The amendment said that restrictions could be applied, but only if the government demonstrated they were “justified by a compelling governmental interest achieved by the least restrictive means.”

The violations, Zhang said, include restrictions that prohibit providing medication abortion absent a plan approved by the government that involves abortion providers committing to being available 24 hours a day, seven days a week, to “personally treat all complications” from the abortions.

Planned Parenthood had not been providing medication abortions, deeming the rules too onerous. It had been providing regular abortions under preliminary injunctions that had previously been entered by the courts.

The organization said on June 22 that it had resumed providing those abortions in the wake of the ruling.

“This decision brings compassion and common sense back to Missouri health care,” Emily Wales, president and CEO of Comprehensive Health of Planned Parenthood Great Plains, said in a statement.

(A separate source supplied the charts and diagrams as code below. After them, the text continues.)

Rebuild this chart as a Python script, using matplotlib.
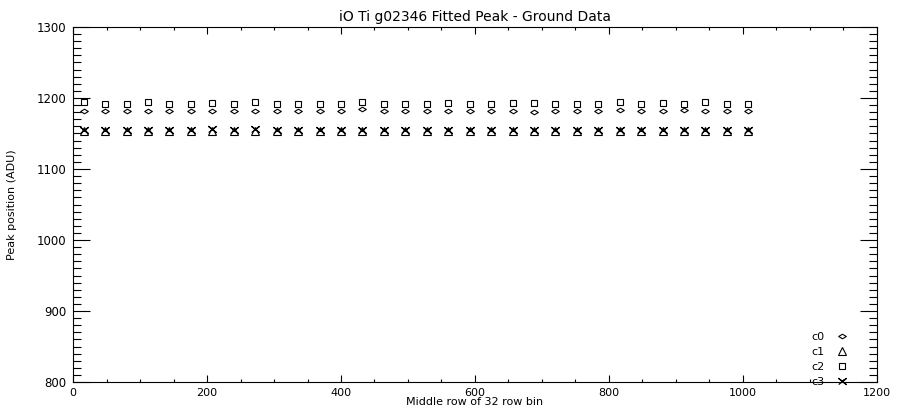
import matplotlib
matplotlib.use('Agg')
import matplotlib.pyplot as plt
from matplotlib.ticker import MultipleLocator

# middle row of each 32 row bin
rows = [16, 48, 80, 112, 144, 176, 208, 240, 272, 304, 336, 368, 400, 432, 464, 496,
        528, 560, 592, 624, 656, 688, 720, 752, 784, 816, 848, 880, 912, 944, 976, 1008]

# fitted peak position per chip (ADU)
c0 = [1182, 1182, 1182, 1182, 1182, 1182, 1182, 1182, 1182, 1182, 1182, 1182, 1182, 1184, 1182, 1182,
      1182, 1182, 1182, 1182, 1182, 1180, 1182, 1182, 1182, 1183, 1182, 1182, 1183, 1182, 1182, 1182]
c1 = [1153, 1153, 1153, 1153, 1153, 1153, 1153, 1153, 1153, 1153, 1153, 1153, 1153, 1153, 1153, 1153,
      1153, 1153, 1153, 1153, 1153, 1153, 1153, 1153, 1153, 1153, 1153, 1153, 1153, 1153, 1153, 1153]
c2 = [1194, 1192, 1192, 1194, 1192, 1192, 1193, 1192, 1194, 1192, 1192, 1192, 1192, 1194, 1192, 1192,
      1192, 1193, 1192, 1192, 1193, 1193, 1192, 1192, 1192, 1194, 1192, 1193, 1192, 1194, 1192, 1192]
c3 = [1155, 1155, 1155, 1155, 1155, 1155, 1156, 1155, 1156, 1155, 1155, 1155, 1155, 1155, 1155, 1155,
      1155, 1155, 1155, 1155, 1155, 1155, 1155, 1155, 1155, 1155, 1155, 1155, 1155, 1155, 1155, 1155]

# wide flat diamond / flat X like the IDL plot symbols
diamond = [(-1, 0), (0, 0.6), (1, 0), (0, -0.6), (-1, 0)]
flat_x = [(-1, -0.8), (1, 0.8), (0, 0), (-1, 0.8), (1, -0.8), (0, 0)]

fig = plt.figure(figsize=(8.98, 4.09), dpi=100)
ax = fig.add_axes([0.0813, 0.066, 0.8953, 0.868])

ax.plot(rows, c0, ls='none', marker=diamond, ms=5.5, mfc='none', mec='black', mew=0.8, label='c0')
ax.plot(rows, c1, ls='none', marker='^', ms=5.5, mfc='none', mec='black', mew=0.8, label='c1')
ax.plot(rows, c2, ls='none', marker='s', ms=5, mfc='none', mec='black', mew=0.8, label='c2')
ax.plot(rows, c3, ls='none', marker=flat_x, ms=5.5, mfc='none', mec='black', mew=0.9, label='c3')

ax.set_xlim(0, 1200)
ax.set_ylim(800, 1300)
ax.xaxis.set_major_locator(MultipleLocator(200))
ax.xaxis.set_minor_locator(MultipleLocator(50))
ax.yaxis.set_major_locator(MultipleLocator(100))
ax.yaxis.set_minor_locator(MultipleLocator(10))
ax.tick_params(which='both', direction='in', top=True, right=True, labelsize=8.5, width=0.8, pad=5)
ax.tick_params(axis='x', which='major', length=5, pad=4, labelsize=8)
ax.tick_params(axis='x', which='minor', length=2.5)
ax.tick_params(axis='y', which='major', length=12)
ax.tick_params(axis='y', which='minor', length=6)
for s in ax.spines.values():
    s.set_linewidth(0.8)

ax.set_title('iO Ti g02346 Fitted Peak - Ground Data', fontsize=10, pad=4)
ax.set_xlabel('Middle row of 32 row bin', fontsize=8)
ax.xaxis.set_label_coords(0.50, -0.043)
ax.set_ylabel('Peak position (ADU)', fontsize=8, family=['Liberation Sans Narrow', 'DejaVu Sans'], labelpad=14)

ax.legend(loc='lower right', bbox_to_anchor=(0.972, -0.03), frameon=False, markerfirst=False,
          fontsize=8, handlelength=1.2, handletextpad=1.0, labelspacing=0.45, borderpad=0)

fig.savefig('out.png', dpi=100)
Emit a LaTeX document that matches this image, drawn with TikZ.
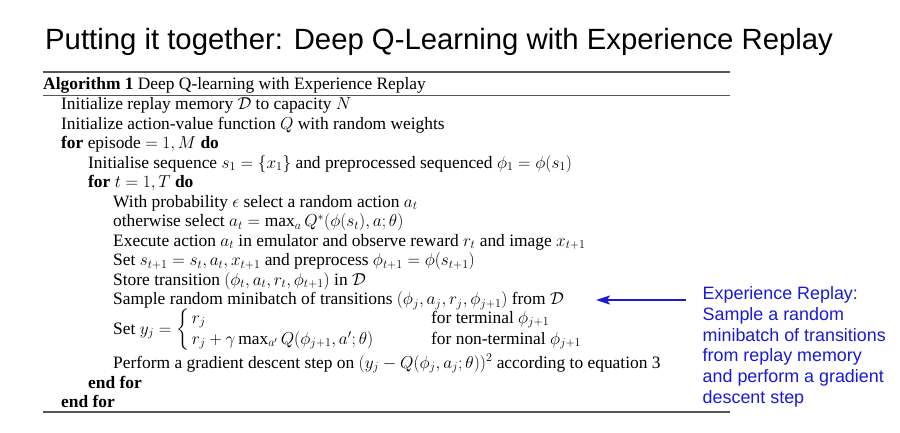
\documentclass[tikz,border=0pt]{standalone}
\usepackage{amsmath}
\usepackage{fontspec}
\setmainfont{Liberation Serif}
\newfontfamily\titlefont{Liberation Sans}
\usetikzlibrary{arrows.meta}
\definecolor{noteblue}{RGB}{25,25,215}
\definecolor{rulegray}{RGB}{85,85,85}
\tikzset{
  algline/.style={anchor=base west, inner sep=0pt, font=\fontsize{17.4}{20}\selectfont},
  titletext/.style={anchor=base west, inner sep=0pt, font=\titlefont\fontsize{29.3}{34}\selectfont},
  notetext/.style={anchor=base west, inner sep=0pt, align=left, text=noteblue,
    font=\titlefont\fontsize{17.9}{20.8}\selectfont},
  algrule/.style={draw=rulegray, line width=1.2pt},
  thinrule/.style={draw=rulegray, line width=0.9pt},
  notearrow/.style={draw=noteblue, line width=1.8pt, -{Stealth[length=14pt,width=9pt,inset=3pt]}}
}
\begin{document}
\begin{tikzpicture}[x=1pt,y=-1pt]
\useasboundingbox (0,0) rectangle (900,432);
\node[titletext] (title) at (45,49) {Putting it together: Deep Q-Learning with Experience Replay};
% rules
\coordinate (r1a) at (43,72); \coordinate (r1b) at (730,72);
\coordinate (r2a) at (43,95); \coordinate (r2b) at (730,95);
\coordinate (r3a) at (43,412); \coordinate (r3b) at (730,412);
\draw[algrule] (r1a) -- (r1b);
\draw[thinrule] (r2a) -- (r2b);
\draw[algrule] (r3a) -- (r3b);
% algorithm
\node[algline] (cap) at (43,89) {\textbf{Algorithm 1} Deep Q-learning with Experience Replay};
\node[algline] (l1) at (61,109.5) {Initialize replay memory $\mathcal{D}$ to capacity $N$};
\node[algline] (l2) at (61,129) {Initialize action-value function $Q$ with random weights};
\node[algline] (l3) at (61,148.5) {\textbf{for} episode $= 1, M$ \textbf{do}};
\node[algline] (l4) at (88,168) {Initialise sequence $s_1 = \{x_1\}$ and preprocessed sequenced $\phi_1 = \phi(s_1)$};
\node[algline] (l5) at (88,187.5) {\textbf{for} $t = 1, T$ \textbf{do}};
\node[algline] (l6) at (113,207) {With probability $\epsilon$ select a random action $a_t$};
\node[algline] (l7) at (113,226.5) {otherwise select $a_t = \max_a Q^*(\phi(s_t), a; \theta)$};
\node[algline] (l8) at (113,246) {Execute action $a_t$ in emulator and observe reward $r_t$ and image $x_{t+1}$};
\node[algline] (l9) at (113,265.5) {Set $s_{t+1} = s_t, a_t, x_{t+1}$ and preprocess $\phi_{t+1} = \phi(s_{t+1})$};
\node[algline] (l10) at (113,285) {Store transition $(\phi_t, a_t, r_t, \phi_{t+1})$ in $\mathcal{D}$};
\node[algline] (l11) at (113,304.5) {Sample random minibatch of transitions $(\phi_j, a_j, r_j, \phi_{j+1})$ from $\mathcal{D}$};
\node[algline] (l12) at (113,334) {Set $y_j = \renewcommand{\arraystretch}{1.05}\left\{\begin{array}{@{\,}l@{}} r_j \\ r_j + \gamma \max_{a'} Q(\phi_{j+1}, a'; \theta)\end{array}\right.$};
\node[algline] (l12a) at (431,323) {for terminal $\phi_{j+1}$};
\node[algline] (l12b) at (431,344) {for non-terminal $\phi_{j+1}$};
\node[algline] (l13) at (113,368) {Perform a gradient descent step on $(y_j - Q(\phi_j, a_j; \theta))^2$ according to equation 3};
\node[algline] (l14) at (88,388) {\textbf{end for}};
\node[algline] (l15) at (61,407) {\textbf{end for}};
% note (base anchor of a multi-line node is its last line)
\node[notetext] (note) at (702.5,403.5) {Experience Replay:\\Sample a random\\minibatch of transitions\\from replay memory\\and perform a gradient\\descent step};
\coordinate (arrS) at (686,300);
\coordinate (arrE) at (596,300);
\draw[notearrow] (arrS) -- (arrE);
\end{tikzpicture}
\end{document}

“For too long, politicians forced patients to leave the state for an evidence-based and trusted form of abortion care. Now, that care is coming home and with it, we move closer to fulfilling the promise of reproductive freedom Missourians demanded.”

Missouri Attorney General Catherine Hanaway criticized the development.

“This radical decision gives abortion providers a free pass to police themselves,” Hanaway said in a statement.

“Women are no longer entitled to the same level of care in an abortion clinic that they would receive in other healthcare settings: providers are no longer required to maintain complication plans or insurance, and the state cannot even conduct basic health and safety inspections to ensure patient safety.”

Hanaway said she would appeal the ruling to the Missouri Supreme Court.